The piece Enlightenment 4 (page 41) represents the apogee of that Minimalistic trend; Kirby has polished the surface to “a certain limit.” Here, Kirby creates a painted luminosity using an imperial shade of yellow from China’s Qing Dynasty, poured onto the canvas in a thick, glassy layer that bends light but is not iridescent. Bathed in rich sun colors, the canvas almost emanates warmth. The tripartite composition reads as three separate passages, rather than open space defined by columns.

Kirby’s current impulse is toward making more textural pieces, such as Foundations of the Earth 1 (page xx). We peer into a canyon formed by what might be a split glacier, as eddies and currents of air or water flow over and between the solid outcroppings. The painting is about, and formed by, the elements: It bears the marks of raindrops and rivulets from the day he left it out in a storm.

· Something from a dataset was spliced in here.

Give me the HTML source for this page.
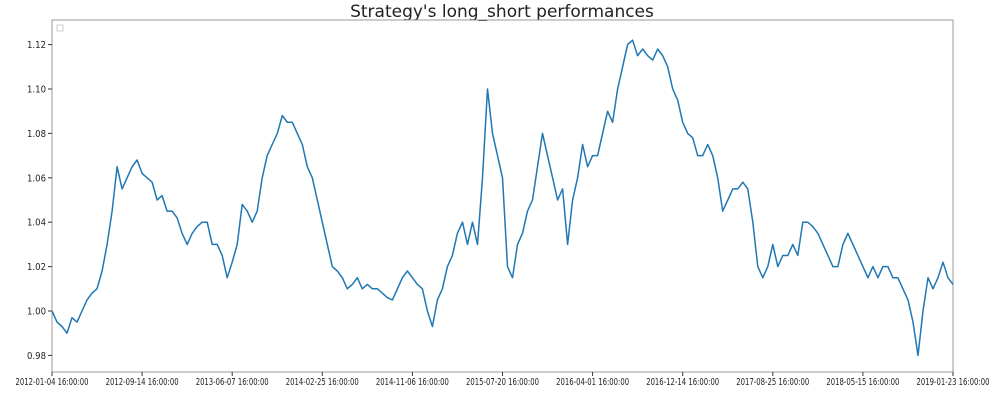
<!DOCTYPE html>
<html><head><meta charset="utf-8"><style>
body{margin:0;background:#fff;}
svg text{font-family:"DejaVu Sans","Liberation Sans",sans-serif;fill:#222;}
</style></head><body>
<svg id="chart" width="998" height="401">
<text x="502" y="17" text-anchor="middle" font-size="17">Strategy's long_short performances</text>
<rect x="57" y="25" width="6" height="6" fill="none" stroke="#ccc"/>
<g id="axes"></g>
</svg>
<script>
const values=[1.00,0.995,0.993,0.99,0.997,0.995,1.0,1.005,1.008,1.01,1.018,1.03,1.045,1.065,1.055,1.06,1.065,1.068,1.062,1.06,1.058,1.05,1.052,1.045,1.045,1.042,1.035,1.03,1.035,1.038,1.04,1.04,1.03,1.03,1.025,1.015,1.022,1.03,1.048,1.045,1.04,1.045,1.06,1.07,1.075,1.08,1.088,1.085,1.085,1.08,1.075,1.065,1.06,1.05,1.04,1.03,1.02,1.018,1.015,1.01,1.012,1.015,1.01,1.012,1.01,1.01,1.008,1.006,1.005,1.01,1.015,1.018,1.015,1.012,1.01,1.0,0.993,1.005,1.01,1.02,1.025,1.035,1.04,1.03,1.04,1.03,1.06,1.1,1.08,1.07,1.06,1.02,1.015,1.03,1.035,1.045,1.05,1.065,1.08,1.07,1.06,1.05,1.055,1.03,1.05,1.06,1.075,1.065,1.07,1.07,1.08,1.09,1.085,1.1,1.11,1.12,1.122,1.115,1.118,1.115,1.113,1.118,1.115,1.11,1.1,1.095,1.085,1.08,1.078,1.07,1.07,1.075,1.07,1.06,1.045,1.05,1.055,1.055,1.058,1.055,1.04,1.02,1.015,1.02,1.03,1.02,1.025,1.025,1.03,1.025,1.04,1.04,1.038,1.035,1.03,1.025,1.02,1.02,1.03,1.035,1.03,1.025,1.02,1.015,1.02,1.015,1.02,1.02,1.015,1.015,1.01,1.005,0.995,0.98,1.0,1.015,1.01,1.015,1.022,1.015,1.012];
const xTickLabels=["2012-01-04 16:00:00","2012-09-14 16:00:00","2013-06-07 16:00:00","2014-02-25 16:00:00","2014-11-06 16:00:00","2015-07-20 16:00:00","2016-04-01 16:00:00","2016-12-14 16:00:00","2017-08-25 16:00:00","2018-05-15 16:00:00","2019-01-23 16:00:00"];
const yTicks=[0.98,1.00,1.02,1.04,1.06,1.08,1.10,1.12];
const L=52,R=953,T=20,B=372;
const xs=i=>L+(R-L)*i/(values.length-1);
const ys=v=>311-(v-1.0)/0.02*44.4;
const NS="http://www.w3.org/2000/svg";
const g=document.getElementById('axes');
function mk(t,a){const e=document.createElementNS(NS,t);for(const k in a)e.setAttribute(k,a[k]);g.appendChild(e);return e;}
const fr=mk('rect',{x:L,y:T,width:R-L,height:B-T,fill:'none',stroke:'#999','stroke-width':1});


yTicks.forEach(v=>{
  const y=ys(v);
  const t=mk('line',{x1:L-4,x2:L,y1:y,y2:y,stroke:'#333'});
  
  
  const tx=mk('text',{x:L-6,y:y+3.5,'text-anchor':'end','font-size':'10',textLength:'19',lengthAdjust:'spacingAndGlyphs'});
  tx.textContent=v.toFixed(2);
  
  
});
const step=(values.length-1)/(xTickLabels.length-1);
xTickLabels.forEach((lab,k)=>{
  const x=xs(k*step);
  const t=mk('line',{x1:x,x2:x,y1:B,y2:B+4,stroke:'#333'});
  
  
  const tx=mk('text',{x:x-36.5,y:B+13,'font-size':'10',textLength:'73',lengthAdjust:'spacingAndGlyphs'});
  tx.textContent=lab;
  
  
});
const p=mk('polyline',{points:values.map((v,i)=>xs(i).toFixed(1)+','+ys(v).toFixed(1)).join(' '),fill:'none',stroke:'#1f77b4','stroke-width':1.5,'stroke-linejoin':'round'});


</script>
</body></html>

In this piece and in its sister painting, Foundations of the Earth 2 (page 23), the artist reverses the weight of his three-part composition, narrowing the middle section to a thin stripe in a nod to Newman’s “Zip” paintings. Foundations 2 also depicts a chasm, but one that is geothermal rather than icy—the center band could be lava, bubbling upward, as the earth sinks downward, pulled by gravity. The ground is a thick bronze mixture created by the alchemy of dispersed copper and marble dust, applied with palette knives and cloth; subtle flecks of green are the product of oxidation. Both Foundations pieces impart a sense of geological history, of persistence and endurance and passing away. Kirby was once in an earthquake in the Bay Area; he recalls the feeling of the earth unmoored beneath his feet, the instability and insecurity of something we presume to be solid.

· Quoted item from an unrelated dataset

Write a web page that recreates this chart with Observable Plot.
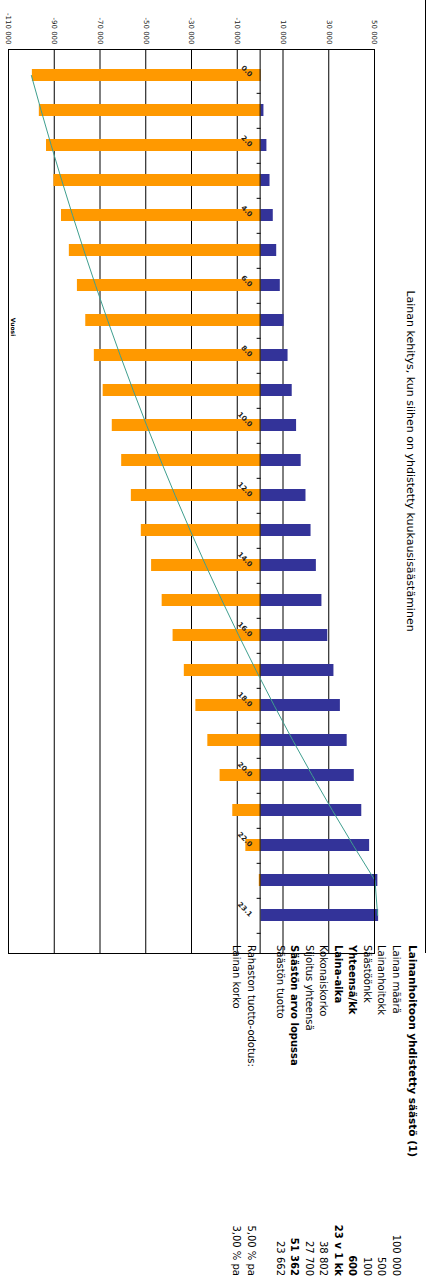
<!DOCTYPE html>
<html><head><meta charset="utf-8">
<script src="https://cdn.jsdelivr.net/npm/d3@7"></script>
<script src="https://cdn.jsdelivr.net/npm/@observablehq/plot@0.6"></script>
<style>
html,body{margin:0;padding:0;background:#fff;overflow:hidden;width:429px;height:1282px;}
#rot{position:absolute;left:0;top:0;width:1282px;height:429px;transform-origin:0 0;transform:translate(429px,0) rotate(90deg);font-family:"DejaVu Sans",sans-serif;color:#000;}
#chart{position:absolute;left:0;top:0;}
.t{position:absolute;white-space:nowrap;line-height:12px;}
</style></head><body>
<div id="rot"><div id="chart"></div></div>
<script>
// ---- data ----
const categories = ["0.0","1.0","2.0","3.0","4.0","5.0","6.0","7.0","8.0","9.0","10.0","11.0","12.0","13.0","14.0","15.0","16.0","17.0","18.0","19.0","20.0","21.0","22.0","23.0","23.1"];
const tickLabels = ["0.0","2.0","4.0","6.0","8.0","10.0","12.0","14.0","16.0","18.0","20.0","22.0","23.1"];
const loan = [-100000,-96960,-93820,-90600,-87270,-83840,-80310,-76660,-72910,-69050,-65070,-60960,-56730,-52370,-47880,-43260,-38490,-33580,-28520,-23300,-17930,-12390,-6680,-800,0];
const savings = [0,1230,2530,3890,5310,6810,8380,10040,11770,13590,15500,17510,19610,21820,24150,26580,29140,31830,34650,37620,40730,44000,47430,51030,51362];
const net = [-100000,-95730,-91300,-86710,-81960,-77030,-71920,-66630,-61140,-55460,-49570,-43460,-37120,-30550,-23740,-16670,-9350,-1750,6140,14320,22810,31610,40750,50230,51362];
const yTicks = [-110000,-90000,-70000,-50000,-30000,-10000,10000,30000,50000];
const chartTitle = "Lainan kehitys, kun siihen on yhdistetty kuukausisäästäminen";
const xAxisTitle = "Vuosi";
const tableTitle = "Lainanhoitoon yhdistetty säästö (1)";
const tableLabels = ["Lainan määrä","Lainanhoitokk","Säästöönkk","Yhteensä/kk","Laina-aika","Kokonaiskorko","Sijoitus yhteensä","Säästön arvo lopussa","Säästön tuotto","","Rahaston tuotto-odotus:","Lainan korko"];
const tableValues = ["100 000","500","100","600","23 v 1 kk","38 802","27 700","51 362","23 662","","5,00 % pa","3,00 % pa"];
const tableBold = [false,false,false,true,true,false,false,true,false,false,false,false];

// ---- chart ----
const rows = categories.map((c,i)=>({cat:c, loan:loan[i], sav:savings[i], net:net[i]}));
const fmt = d => (d<0?"-":"") + d3.format(",")(Math.abs(d)).replace(/,/g," ");
const x0 = 49, x1 = 941;
const step = (x1-x0)/categories.length;
const chart = Plot.plot({
  width:1282, height:429, marginLeft:49, marginRight:329, marginTop:54, marginBottom:9,
  style:{fontFamily:"DejaVu Sans, sans-serif", fontSize:"7px", background:"transparent", color:"#222", overflow:"visible"},
  x:{type:"band", domain:categories, range:[x0,x1], paddingInner:0.645, paddingOuter:0.3225, axis:null},
  y:{domain:[-110000,50000], ticks:yTicks, tickFormat:fmt, tickSize:0, tickPadding:5, label:null},
  marks:[
    Plot.ruleY(yTicks, {stroke:"#000", strokeWidth:1}),
    Plot.barY(rows, {x:"cat", y1:0, y2:"loan", fill:"#FF9900"}),
    Plot.barY(rows, {x:"cat", y1:0, y2:"sav", fill:"#333399"}),
    Plot.ruleY([0], {stroke:"#000", strokeWidth:1}),
    Plot.ruleX(rows, {x:"cat", y1:0, y2:0, insetBottom:-4, dx:step/2, stroke:"#000"}),
    Plot.line(rows, {x:"cat", y:"net", stroke:"#3f9f8f", strokeWidth:1}),
    Plot.text(rows.filter(d=>tickLabels.includes(d.cat)), {x:"cat", y:0, text:"cat", rotate:-45, textAnchor:"end", dy:9, fontSize:7, fontWeight:"bold", fill:"#222"}),
    Plot.frame({stroke:"#000"})
  ]
});
document.getElementById("chart").appendChild(chart);

const rot = document.getElementById("rot");
function addText(txt, left, centerY, size, bold, align){
  const d = document.createElement("div");
  d.className = "t";
  d.textContent = txt;
  d.style.fontSize = size+"px";
  d.style.fontWeight = bold ? "bold" : "normal";
  d.style.top = (centerY-6)+"px";
  if (align === "center") { d.style.left = left+"px"; d.style.transform = "translateX(-50%)"; }
  else if (align === "right") { d.style.right = (1282-left)+"px"; }
  else d.style.left = left+"px";
  rot.appendChild(d);
}
addText(chartTitle, 461, 19, 11, false, "center");
addText(xAxisTitle, 327, 416, 6, true, "center");
addText(tableTitle, 945, 16, 10.5, true, "left");
const rowY = [33,47.5,62,76.5,91,105.5,120,134.5,149,163.5,178,192.5];
tableLabels.forEach((l,i)=>{
  if(!l) return;
  addText(l, 945, rowY[i], 10, tableBold[i], "left");
  addText(tableValues[i], 1276, rowY[i], 10, tableBold[i], "right");
});
// outer chart border line
const b = document.createElement("div");
b.style.cssText = "position:absolute;left:0;top:3px;width:953px;height:0;border-top:1.5px solid #000;";
rot.appendChild(b);
</script></body></html>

Kirby’s son Che, 28 (he also has a son Chris, 26), says his father is neither an Expressionist nor a Minimalist, but an “Essentialist.” It’s an apt term that refers to Kirby’s exploration of nature’s essential elements in his themes and materials, and that perhaps also speaks to his Asian influences. A practicing Buddhist in a Japanese tradition, Kirby draws on Eastern aesthetics and philosophies, including the reconciliation of opposites: adding and detracting, space and ground, permanence and impermanence.

His paintings also recognize the essence and importance of the present moment, exploring, as Kirby puts it, “the action of meditative consciousness upon the events of life.” The factors that make up a painting—the afternoons he spent layering the canvas, the works that came before these in his artistic evolution, his travels among the art and architecture of the world—all come together, resolve spontaneously, when the viewer is present to observe its illumination with light. As Kirby writes, “The moment when light falls upon the surface of the painting is also the moment when the painting is complete.”